* Start MATERIAL FOR THIS EXERCISE *

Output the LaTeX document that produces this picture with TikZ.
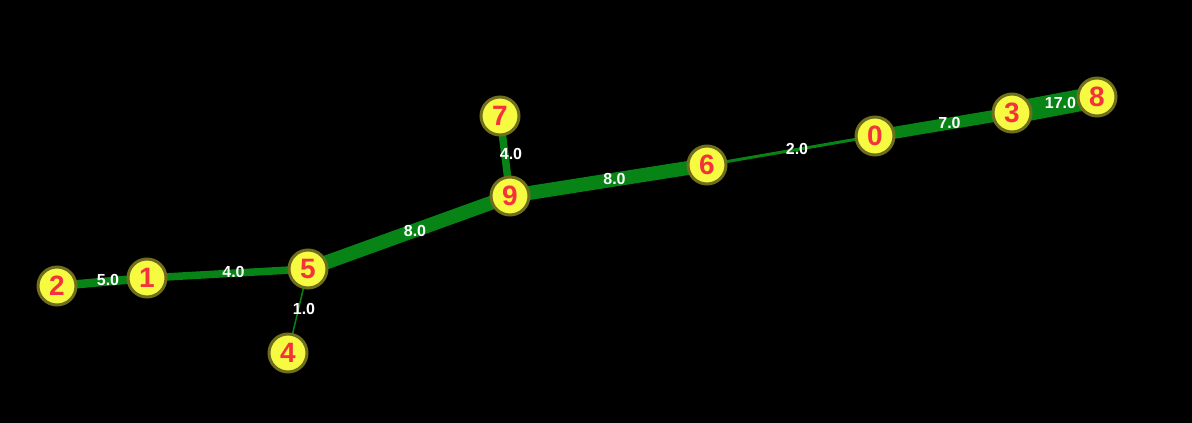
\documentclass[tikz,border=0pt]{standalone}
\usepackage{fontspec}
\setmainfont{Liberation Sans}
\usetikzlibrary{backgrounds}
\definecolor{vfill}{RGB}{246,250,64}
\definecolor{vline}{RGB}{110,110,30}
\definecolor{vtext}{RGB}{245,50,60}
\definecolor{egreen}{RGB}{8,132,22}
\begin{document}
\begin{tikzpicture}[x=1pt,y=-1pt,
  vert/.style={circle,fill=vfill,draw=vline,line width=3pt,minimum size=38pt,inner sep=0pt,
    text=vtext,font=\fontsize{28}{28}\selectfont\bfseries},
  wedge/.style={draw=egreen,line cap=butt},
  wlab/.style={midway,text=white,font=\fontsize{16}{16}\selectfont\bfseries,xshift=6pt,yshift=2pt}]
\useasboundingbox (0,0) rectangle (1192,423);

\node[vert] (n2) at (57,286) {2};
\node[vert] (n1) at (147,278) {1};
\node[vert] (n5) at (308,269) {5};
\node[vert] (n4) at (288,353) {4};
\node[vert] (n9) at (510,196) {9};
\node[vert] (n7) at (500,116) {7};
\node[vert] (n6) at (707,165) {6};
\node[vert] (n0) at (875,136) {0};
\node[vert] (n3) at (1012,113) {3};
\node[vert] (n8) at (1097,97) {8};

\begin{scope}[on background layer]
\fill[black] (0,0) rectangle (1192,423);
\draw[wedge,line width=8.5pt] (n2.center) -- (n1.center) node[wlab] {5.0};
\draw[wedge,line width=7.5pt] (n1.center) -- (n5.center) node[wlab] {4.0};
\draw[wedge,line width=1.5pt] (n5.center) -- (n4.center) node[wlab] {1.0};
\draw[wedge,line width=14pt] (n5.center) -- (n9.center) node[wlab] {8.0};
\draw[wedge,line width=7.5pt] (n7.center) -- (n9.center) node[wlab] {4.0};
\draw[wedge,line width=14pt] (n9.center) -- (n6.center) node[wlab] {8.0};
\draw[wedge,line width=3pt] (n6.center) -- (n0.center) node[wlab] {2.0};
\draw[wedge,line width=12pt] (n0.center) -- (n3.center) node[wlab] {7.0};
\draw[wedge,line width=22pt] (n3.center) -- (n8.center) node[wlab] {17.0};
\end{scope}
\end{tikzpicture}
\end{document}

* End MATERIAL FOR THIS EXERCISE *
* Start MATERIAL FOR THIS EXERCISE *

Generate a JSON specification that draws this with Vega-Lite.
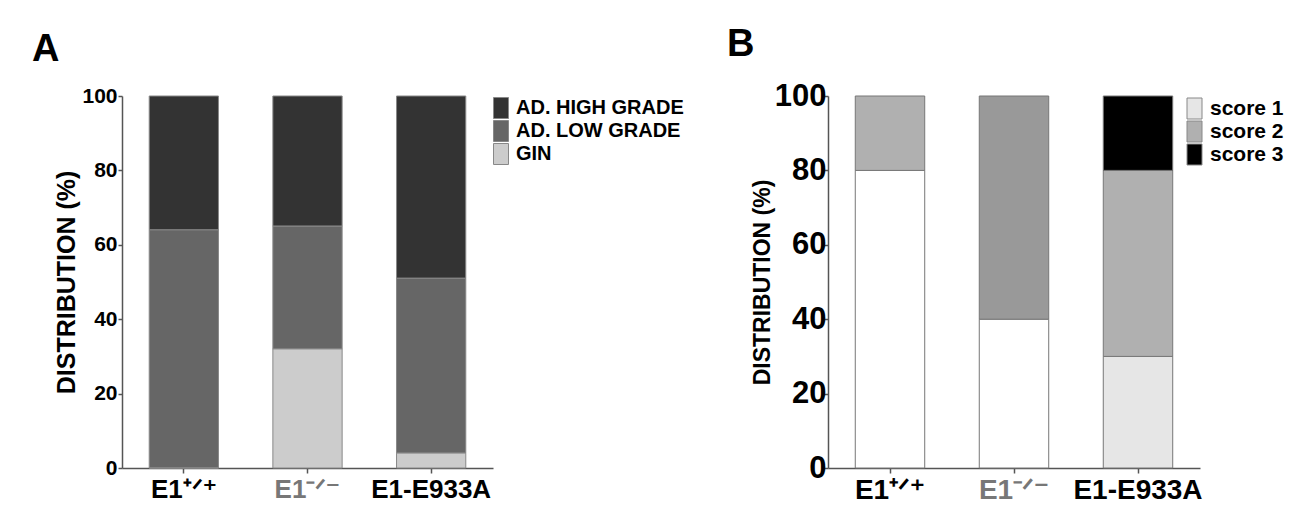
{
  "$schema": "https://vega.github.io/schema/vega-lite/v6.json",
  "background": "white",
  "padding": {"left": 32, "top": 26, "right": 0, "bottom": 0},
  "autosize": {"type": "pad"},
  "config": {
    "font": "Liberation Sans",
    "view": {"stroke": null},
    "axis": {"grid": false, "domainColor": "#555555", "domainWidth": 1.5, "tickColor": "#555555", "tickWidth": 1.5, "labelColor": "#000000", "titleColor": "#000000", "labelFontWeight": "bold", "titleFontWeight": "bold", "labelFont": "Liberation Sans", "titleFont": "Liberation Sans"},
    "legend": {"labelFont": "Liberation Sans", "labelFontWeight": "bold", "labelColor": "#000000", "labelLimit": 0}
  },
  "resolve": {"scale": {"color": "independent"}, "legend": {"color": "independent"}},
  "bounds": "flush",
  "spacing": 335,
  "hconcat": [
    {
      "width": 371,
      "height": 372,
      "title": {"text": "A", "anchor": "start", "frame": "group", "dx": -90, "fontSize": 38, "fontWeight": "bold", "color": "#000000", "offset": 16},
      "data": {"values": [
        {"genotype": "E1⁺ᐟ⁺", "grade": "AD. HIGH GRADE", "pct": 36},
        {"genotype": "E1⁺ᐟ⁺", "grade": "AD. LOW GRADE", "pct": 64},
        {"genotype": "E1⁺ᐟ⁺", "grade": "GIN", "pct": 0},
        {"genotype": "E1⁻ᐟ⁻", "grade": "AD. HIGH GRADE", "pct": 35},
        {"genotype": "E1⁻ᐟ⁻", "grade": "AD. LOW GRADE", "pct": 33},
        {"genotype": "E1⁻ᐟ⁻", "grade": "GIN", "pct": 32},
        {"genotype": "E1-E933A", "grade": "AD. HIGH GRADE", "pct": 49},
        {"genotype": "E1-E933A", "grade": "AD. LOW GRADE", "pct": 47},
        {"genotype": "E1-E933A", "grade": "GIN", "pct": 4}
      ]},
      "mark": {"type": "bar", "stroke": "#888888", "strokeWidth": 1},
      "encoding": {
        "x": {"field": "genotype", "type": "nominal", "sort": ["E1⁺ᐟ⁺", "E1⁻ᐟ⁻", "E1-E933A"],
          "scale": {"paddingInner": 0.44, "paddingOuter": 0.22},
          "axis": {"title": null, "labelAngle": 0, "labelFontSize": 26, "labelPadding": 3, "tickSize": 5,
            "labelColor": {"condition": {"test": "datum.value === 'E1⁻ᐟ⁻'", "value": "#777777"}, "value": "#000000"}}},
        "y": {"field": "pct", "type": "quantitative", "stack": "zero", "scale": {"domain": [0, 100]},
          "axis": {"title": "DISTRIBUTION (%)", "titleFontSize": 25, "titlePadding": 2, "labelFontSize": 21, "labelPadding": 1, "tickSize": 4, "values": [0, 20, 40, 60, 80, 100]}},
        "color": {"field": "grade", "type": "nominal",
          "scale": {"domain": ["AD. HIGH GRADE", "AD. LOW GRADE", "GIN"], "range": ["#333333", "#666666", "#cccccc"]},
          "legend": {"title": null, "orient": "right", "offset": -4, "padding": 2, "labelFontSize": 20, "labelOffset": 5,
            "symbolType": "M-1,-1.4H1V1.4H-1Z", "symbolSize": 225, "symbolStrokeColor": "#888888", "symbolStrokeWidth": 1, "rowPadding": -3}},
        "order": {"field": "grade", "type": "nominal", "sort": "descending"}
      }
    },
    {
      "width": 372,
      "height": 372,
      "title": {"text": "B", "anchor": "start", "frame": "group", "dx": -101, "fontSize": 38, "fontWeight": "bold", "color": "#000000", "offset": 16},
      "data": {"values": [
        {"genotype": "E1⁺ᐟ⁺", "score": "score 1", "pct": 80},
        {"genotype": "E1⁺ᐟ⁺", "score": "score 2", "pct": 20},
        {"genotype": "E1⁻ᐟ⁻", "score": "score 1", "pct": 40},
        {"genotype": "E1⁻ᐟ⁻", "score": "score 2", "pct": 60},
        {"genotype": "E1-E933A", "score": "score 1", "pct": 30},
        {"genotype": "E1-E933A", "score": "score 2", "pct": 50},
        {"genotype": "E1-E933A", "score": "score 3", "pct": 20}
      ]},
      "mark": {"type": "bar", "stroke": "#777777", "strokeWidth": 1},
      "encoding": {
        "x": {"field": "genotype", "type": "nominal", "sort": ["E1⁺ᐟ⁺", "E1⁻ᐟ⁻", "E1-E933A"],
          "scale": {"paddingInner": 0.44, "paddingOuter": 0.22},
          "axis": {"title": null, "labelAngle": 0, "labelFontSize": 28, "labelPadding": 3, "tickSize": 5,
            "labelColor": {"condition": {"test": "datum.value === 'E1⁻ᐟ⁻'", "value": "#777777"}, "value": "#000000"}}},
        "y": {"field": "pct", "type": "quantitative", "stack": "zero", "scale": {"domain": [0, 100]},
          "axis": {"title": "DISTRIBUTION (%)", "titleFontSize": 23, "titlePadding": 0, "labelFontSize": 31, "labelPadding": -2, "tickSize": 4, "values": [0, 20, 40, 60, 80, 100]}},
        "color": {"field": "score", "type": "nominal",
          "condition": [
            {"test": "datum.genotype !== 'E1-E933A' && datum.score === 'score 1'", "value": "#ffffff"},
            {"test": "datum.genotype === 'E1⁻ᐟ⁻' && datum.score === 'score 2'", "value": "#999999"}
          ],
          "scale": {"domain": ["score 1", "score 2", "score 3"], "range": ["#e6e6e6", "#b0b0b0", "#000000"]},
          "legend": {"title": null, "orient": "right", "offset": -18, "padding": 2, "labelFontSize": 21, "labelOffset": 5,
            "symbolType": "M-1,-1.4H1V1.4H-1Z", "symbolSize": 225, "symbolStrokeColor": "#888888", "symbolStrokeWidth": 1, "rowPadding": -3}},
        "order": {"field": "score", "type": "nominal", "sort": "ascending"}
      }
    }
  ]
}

* End MATERIAL FOR THIS EXERCISE *
* Start MATERIAL FOR THIS EXERCISE *

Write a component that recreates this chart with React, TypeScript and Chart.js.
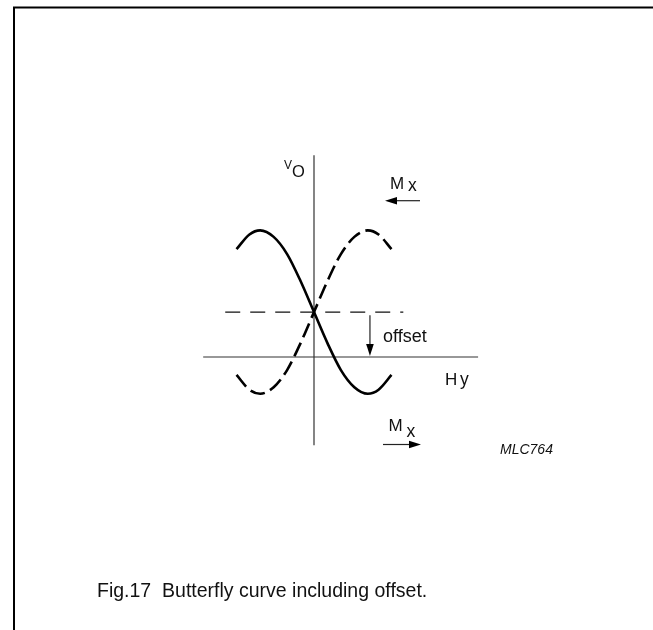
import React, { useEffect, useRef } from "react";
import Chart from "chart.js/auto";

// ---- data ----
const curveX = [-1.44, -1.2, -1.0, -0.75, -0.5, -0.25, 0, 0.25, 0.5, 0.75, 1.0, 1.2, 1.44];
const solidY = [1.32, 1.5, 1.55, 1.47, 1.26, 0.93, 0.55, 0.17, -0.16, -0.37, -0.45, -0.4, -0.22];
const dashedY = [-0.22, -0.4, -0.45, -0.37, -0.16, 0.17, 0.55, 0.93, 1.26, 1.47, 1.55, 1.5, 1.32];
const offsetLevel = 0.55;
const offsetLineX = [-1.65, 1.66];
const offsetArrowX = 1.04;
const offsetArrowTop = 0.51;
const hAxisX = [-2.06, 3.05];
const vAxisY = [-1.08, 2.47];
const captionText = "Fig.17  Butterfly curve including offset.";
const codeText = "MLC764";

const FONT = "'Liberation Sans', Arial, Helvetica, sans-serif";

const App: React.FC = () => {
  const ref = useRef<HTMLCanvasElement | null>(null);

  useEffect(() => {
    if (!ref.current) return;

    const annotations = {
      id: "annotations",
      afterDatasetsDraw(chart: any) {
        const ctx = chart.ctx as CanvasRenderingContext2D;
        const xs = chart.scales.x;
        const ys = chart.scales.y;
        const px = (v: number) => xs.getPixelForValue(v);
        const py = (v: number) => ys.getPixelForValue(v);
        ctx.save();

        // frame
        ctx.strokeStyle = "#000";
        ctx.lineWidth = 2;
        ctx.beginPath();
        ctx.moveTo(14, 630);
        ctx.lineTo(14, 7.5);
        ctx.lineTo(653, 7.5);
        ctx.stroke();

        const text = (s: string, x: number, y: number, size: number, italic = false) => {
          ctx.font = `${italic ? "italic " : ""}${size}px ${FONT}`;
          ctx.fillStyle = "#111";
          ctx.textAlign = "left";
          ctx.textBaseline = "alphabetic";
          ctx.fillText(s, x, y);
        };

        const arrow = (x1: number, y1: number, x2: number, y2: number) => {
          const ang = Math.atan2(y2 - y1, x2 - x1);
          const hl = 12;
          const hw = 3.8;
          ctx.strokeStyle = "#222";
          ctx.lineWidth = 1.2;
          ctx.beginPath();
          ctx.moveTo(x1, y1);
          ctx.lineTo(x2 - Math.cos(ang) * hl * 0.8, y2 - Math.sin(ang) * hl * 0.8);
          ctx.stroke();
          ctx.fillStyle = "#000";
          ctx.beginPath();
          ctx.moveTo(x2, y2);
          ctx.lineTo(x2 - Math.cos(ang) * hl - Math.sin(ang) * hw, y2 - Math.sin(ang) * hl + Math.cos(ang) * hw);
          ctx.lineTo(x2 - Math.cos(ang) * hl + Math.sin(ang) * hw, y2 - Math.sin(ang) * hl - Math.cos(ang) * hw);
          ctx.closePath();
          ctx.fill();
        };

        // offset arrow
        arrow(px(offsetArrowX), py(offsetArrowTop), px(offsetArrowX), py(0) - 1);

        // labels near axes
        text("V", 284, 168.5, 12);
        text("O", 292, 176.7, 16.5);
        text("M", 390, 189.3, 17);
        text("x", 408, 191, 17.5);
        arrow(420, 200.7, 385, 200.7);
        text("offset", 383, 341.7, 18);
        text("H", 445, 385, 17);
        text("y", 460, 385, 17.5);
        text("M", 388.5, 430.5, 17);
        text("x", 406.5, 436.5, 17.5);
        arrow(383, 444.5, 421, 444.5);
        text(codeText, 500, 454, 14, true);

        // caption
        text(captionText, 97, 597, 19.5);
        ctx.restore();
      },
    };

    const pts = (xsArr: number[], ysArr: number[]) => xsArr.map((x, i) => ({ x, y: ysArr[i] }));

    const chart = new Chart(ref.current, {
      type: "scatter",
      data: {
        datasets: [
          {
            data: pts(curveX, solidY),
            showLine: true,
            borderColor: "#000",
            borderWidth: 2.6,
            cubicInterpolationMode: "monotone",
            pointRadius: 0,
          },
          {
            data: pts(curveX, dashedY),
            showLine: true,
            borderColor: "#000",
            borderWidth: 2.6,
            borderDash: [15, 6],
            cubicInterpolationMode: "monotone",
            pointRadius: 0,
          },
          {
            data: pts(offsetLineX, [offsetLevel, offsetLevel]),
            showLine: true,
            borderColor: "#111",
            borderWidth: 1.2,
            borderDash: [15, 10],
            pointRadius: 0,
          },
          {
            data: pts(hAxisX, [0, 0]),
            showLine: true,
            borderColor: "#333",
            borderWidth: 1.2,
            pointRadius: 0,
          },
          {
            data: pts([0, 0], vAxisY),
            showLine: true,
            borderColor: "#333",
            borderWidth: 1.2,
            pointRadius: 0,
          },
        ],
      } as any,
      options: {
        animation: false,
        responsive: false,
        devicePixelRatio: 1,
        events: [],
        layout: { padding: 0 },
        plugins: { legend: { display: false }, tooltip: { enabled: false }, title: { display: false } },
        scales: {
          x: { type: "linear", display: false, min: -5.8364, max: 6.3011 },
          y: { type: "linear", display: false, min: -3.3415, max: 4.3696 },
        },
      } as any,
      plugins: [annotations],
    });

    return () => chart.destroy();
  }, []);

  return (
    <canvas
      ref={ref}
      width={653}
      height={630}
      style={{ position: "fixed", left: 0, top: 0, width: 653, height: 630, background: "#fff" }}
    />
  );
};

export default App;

* End MATERIAL FOR THIS EXERCISE *

* WORK REQUIRED *
Beginning at the line above that contains "Write a component", repeat each line exactly through the one that contains "import Chart from", and leave out the pictures.

* EXERCISE SOLUTION *
Write a component that recreates this chart with React, TypeScript and Chart.js.
import React, { useEffect, useRef } from "react";
import Chart from "chart.js/auto";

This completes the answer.